[Objective]
All lines from the beginning of the listing through the line with "(draft) at (1099,832)" are to be copied word for word; the pictures are not.

[Data]

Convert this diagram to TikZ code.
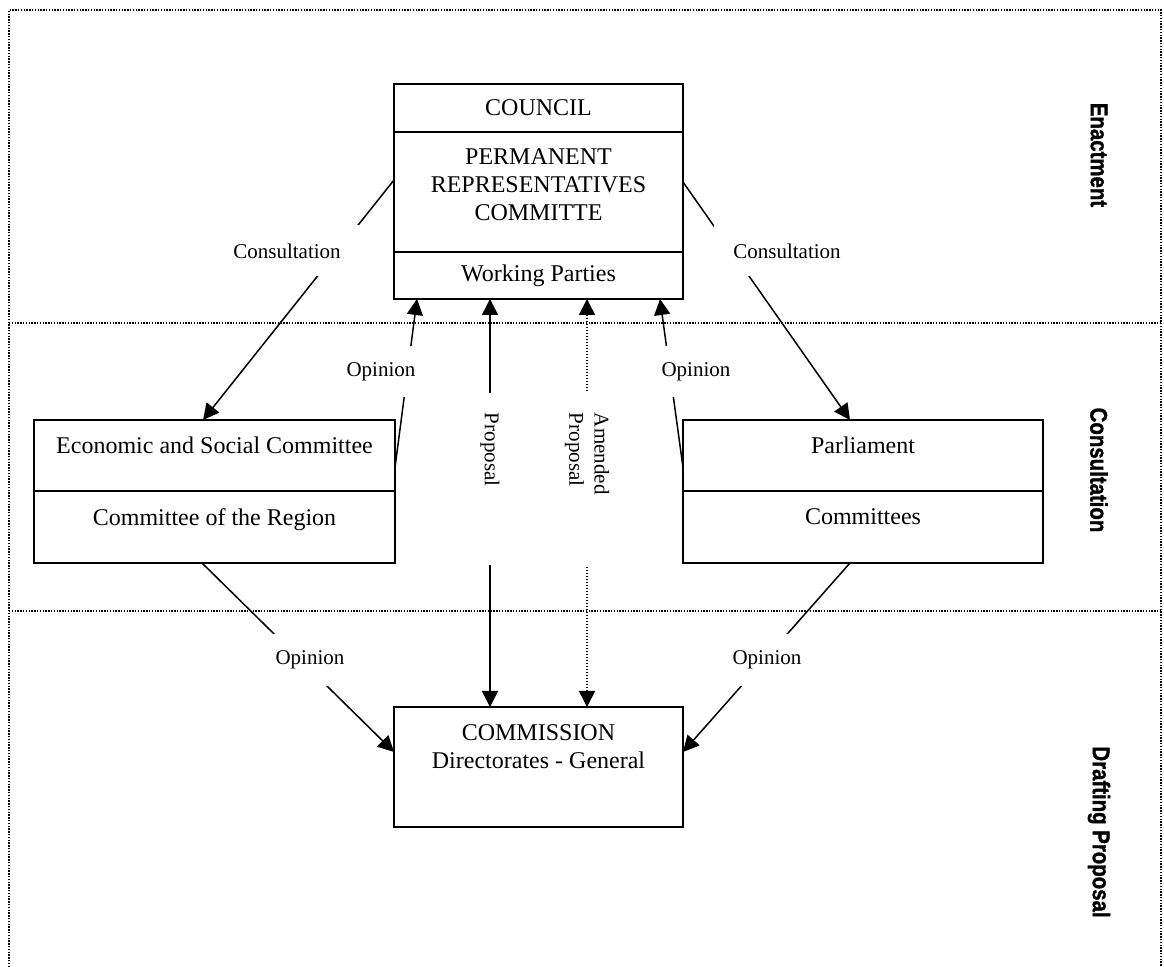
\documentclass[tikz,border=0pt]{standalone}
\usepackage{fontspec}
\setmainfont{Liberation Serif}
\newfontfamily\phasefont[BoldFeatures={FakeBold=1.5}]{Liberation Sans}
\usetikzlibrary{positioning,calc,arrows.meta}

\begin{document}
\begin{tikzpicture}[
    x=0.5pt, y=-0.5pt,
    cell/.style={draw, line width=1pt, inner sep=0pt, outer sep=0pt},
    wide/.style={cell, minimum width=180.5pt},
    narrow/.style={cell, minimum width=144.5pt},
    celltext/.style={font=\fontsize{12}{14}\selectfont, align=center, inner sep=0pt},
    arrow/.style={-{Triangle[length=8pt,width=8pt]}, line width=0.75pt},
    twoway/.style={arrow, {Triangle[length=8pt,width=8pt]}-{Triangle[length=8pt,width=8pt]}},
    lbl/.style={fill=white, font=\fontsize{10.5}{12.6}\selectfont, inner xsep=3pt, minimum height=25.5pt},
    vlbl/.style={lbl, rotate=-90, text width=66pt, align=left, inner xsep=10pt, minimum height=24pt},
    phase/.style={rotate=-90, font=\phasefont\bfseries\fontsize{12}{14}\selectfont},
    guide/.style={line width=0.75pt, dash pattern=on 0.7pt off 0.7pt}
]
    \useasboundingbox (0,0) rectangle (1164,967);

    % Stages
    \draw[guide] (9,967) -- (9,10) -- (1161,10) -- (1161,967);
    \draw[guide] (9,323) -- (1161,323);
    \draw[guide] (9,611) -- (1161,611);

    \node[phase] (enact) at (1099,155) {\scalebox{0.85}[1]{Enactment}};
    \node[phase] (consult) at (1099,470) {\scalebox{0.85}[1]{Consultation}};
    \node[phase] (draft) at (1099,832) {\scalebox{0.85}[1]{Drafting Proposal}};

    % Council
    \node[narrow, minimum height=24pt, celltext] (council) at (538.5,108) {COUNCIL};
    \node[narrow, minimum height=60pt, below=0pt of council] (perm) {};
    \node[narrow, minimum height=23.5pt, below=0pt of perm, celltext] (parties) {Working Parties};
    \node[celltext, below=8pt of perm.north] (permtext) {PERMANENT\\REPRESENTATIVES\\COMMITTE};

    % Advisory bodies
    \node[wide, minimum height=35.5pt] (esc) at (214.5,455.5) {};
    \node[wide, minimum height=36pt, below=0pt of esc] (cor) {};
    \node[celltext, below=8pt of esc.north] (esctext) {Economic and Social Committee};
    \node[celltext, below=8.5pt of cor.north] (cortext) {Committee of the Region};

    \node[wide, minimum width=180pt, minimum height=35.5pt] (parl) at (863,455.5) {};
    \node[wide, minimum width=180pt, minimum height=36pt, below=0pt of parl] (committees) {};
    \node[celltext, below=8pt of parl.north] (parltext) {Parliament};
    \node[celltext, below=8.5pt of committees.north] (committeestext) {Committees};

    % Commission
    \node[narrow, minimum height=60pt] (comm) at (538.5,767) {};
    \node[celltext, below=8.5pt of comm.north] (commtext) {COMMISSION\\Directorates - General};

    % Flows
    \draw[arrow] ([yshift=6pt]perm.west) -- ([xshift=-5.75pt]esc.north);
    \draw[arrow] ([yshift=5pt]perm.east) -- ([xshift=-6.5pt]parl.north);
    \draw[arrow] ([yshift=-6pt]esc.east) -- ([xshift=-60.75pt]parties.south);
    \draw[arrow] ([yshift=-6pt]parl.west) -- ([xshift=60.75pt]parties.south);
    \draw[twoway] ([xshift=-24.25pt]parties.south) -- ([xshift=-24.25pt]comm.north);
    \draw[twoway, dash pattern=on 0.7pt off 0.8pt] ([xshift=24.25pt]parties.south) -- ([xshift=24.25pt]comm.north);
    \draw[arrow] ([xshift=-6.25pt]cor.south) -- ([yshift=7.5pt]comm.west);
    \draw[arrow] ([xshift=-6.5pt]committees.south) -- ([yshift=7.5pt]comm.east);

    % Labels
    \node[lbl, minimum width=73pt] (consleft) at (287,251) {Consultation};
    \node[lbl, minimum width=73pt] (consright) at (787,251) {Consultation};
    \node[lbl] (opleft) at (381,372) {Opinion};
    \node[lbl] (opright) at (696,372) {Opinion};
    \node[lbl, minimum height=26pt] (oplowleft) at (310,660) {Opinion};
    \node[lbl, minimum height=26pt] (oplowright) at (767,660) {Opinion};
    \node[vlbl] (proposal) at (490,479) {Proposal};
    \node[vlbl] (amended) at (587,479) {Amended\\Proposal};
\end{tikzpicture}
\end{document}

[Worked answer]
Convert this diagram to TikZ code.
\documentclass[tikz,border=0pt]{standalone}
\usepackage{fontspec}
\setmainfont{Liberation Serif}
\newfontfamily\phasefont[BoldFeatures={FakeBold=1.5}]{Liberation Sans}
\usetikzlibrary{positioning,calc,arrows.meta}

\begin{document}
\begin{tikzpicture}[
    x=0.5pt, y=-0.5pt,
    cell/.style={draw, line width=1pt, inner sep=0pt, outer sep=0pt},
    wide/.style={cell, minimum width=180.5pt},
    narrow/.style={cell, minimum width=144.5pt},
    celltext/.style={font=\fontsize{12}{14}\selectfont, align=center, inner sep=0pt},
    arrow/.style={-{Triangle[length=8pt,width=8pt]}, line width=0.75pt},
    twoway/.style={arrow, {Triangle[length=8pt,width=8pt]}-{Triangle[length=8pt,width=8pt]}},
    lbl/.style={fill=white, font=\fontsize{10.5}{12.6}\selectfont, inner xsep=3pt, minimum height=25.5pt},
    vlbl/.style={lbl, rotate=-90, text width=66pt, align=left, inner xsep=10pt, minimum height=24pt},
    phase/.style={rotate=-90, font=\phasefont\bfseries\fontsize{12}{14}\selectfont},
    guide/.style={line width=0.75pt, dash pattern=on 0.7pt off 0.7pt}
]
    \useasboundingbox (0,0) rectangle (1164,967);

    % Stages
    \draw[guide] (9,967) -- (9,10) -- (1161,10) -- (1161,967);
    \draw[guide] (9,323) -- (1161,323);
    \draw[guide] (9,611) -- (1161,611);

    \node[phase] (enact) at (1099,155) {\scalebox{0.85}[1]{Enactment}};
    \node[phase] (consult) at (1099,470) {\scalebox{0.85}[1]{Consultation}};
    \node[phase] (draft) at (1099,832) {\scalebox{0.85}[1]{Drafting Proposal}};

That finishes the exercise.